On Skylake-client (i7-6700k), I can't reproduce this result in a hand-written
asm loop.  (I was using NASM to make a static executable that runs a 100M
iteration loop so I could measure with perf).  Can you show some asm where this
performs better?

vcvtsd2ss src-reg,dst,dst is always 2 uops, regardless of the merge destination
being an xor-zeroed register.  (Either zeroed outside the loop, or inside, or
once per 4 converts with an unrolled loop.)
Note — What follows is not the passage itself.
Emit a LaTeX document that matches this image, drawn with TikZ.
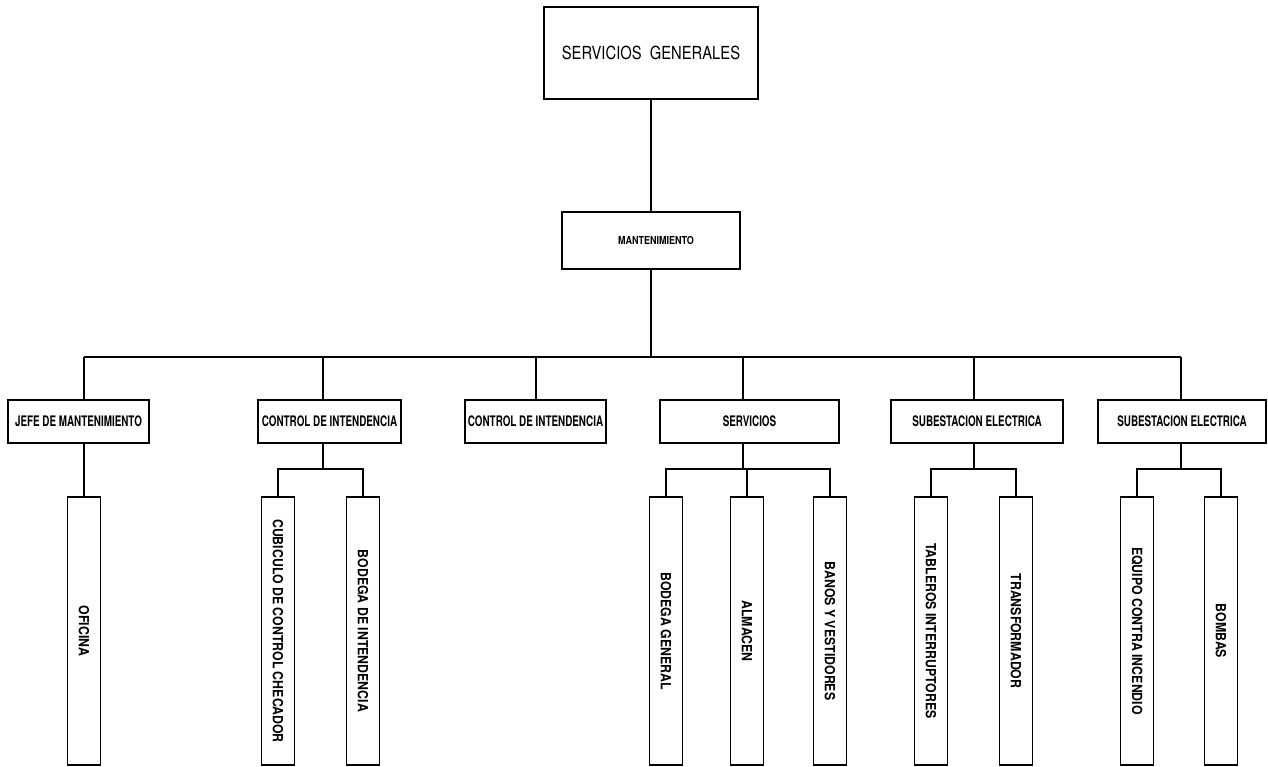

I can't construct a case where  vcvtsd2ss %xmm1, %xmm1, %xmm0  is worse in any
way (dependencies, uops, latency, throughput) than VXORPS + vcvtsd2ss with dst
= middle source.  I wasn't mixing it with other instructions other than VXORPS,
but I don't think anything is going to get rid of its 2nd uop, and choosing
both inputs = the same source removes any benefit from dep-breaking the output.

If adding a VXORPS helped, its probably due to some other side-effect.

Could the effect you saw have been due to code-gen changes for memory sources,
maybe  vxorps + vcvtsd2ss (mem), %xmm0, %xmm0   vs.  vmovsd + vcvtsd2ss %xmm1,
%xmm1, %xmm0?  (Those should be about equal, but memory-source SS2SD is
cheaper, no port5 uop.)

----

BTW, the false-dependency effect is much more obvious with SS2SD, where the
latency from src1 to output is 4 cycles, vs. 1 cycle for SD2SS.

Even without dependency-breaking, repeated

 vcvtsd2ss      %xmm1, %xmm0, %xmm0

can run at 1 per clock (same as with dep breaking), because the port-5 uop that
merges into the low 32 bits of xmm0 with 1 cycle latency is 2nd.  So latency
from xmm0 -> xmm0 for that [v]cvtsd2ss %xmm1, %xmm0 is 1 cycle.

With dep-breaking, they both still bottleneck on the port5 uop if you're doing
nothing else.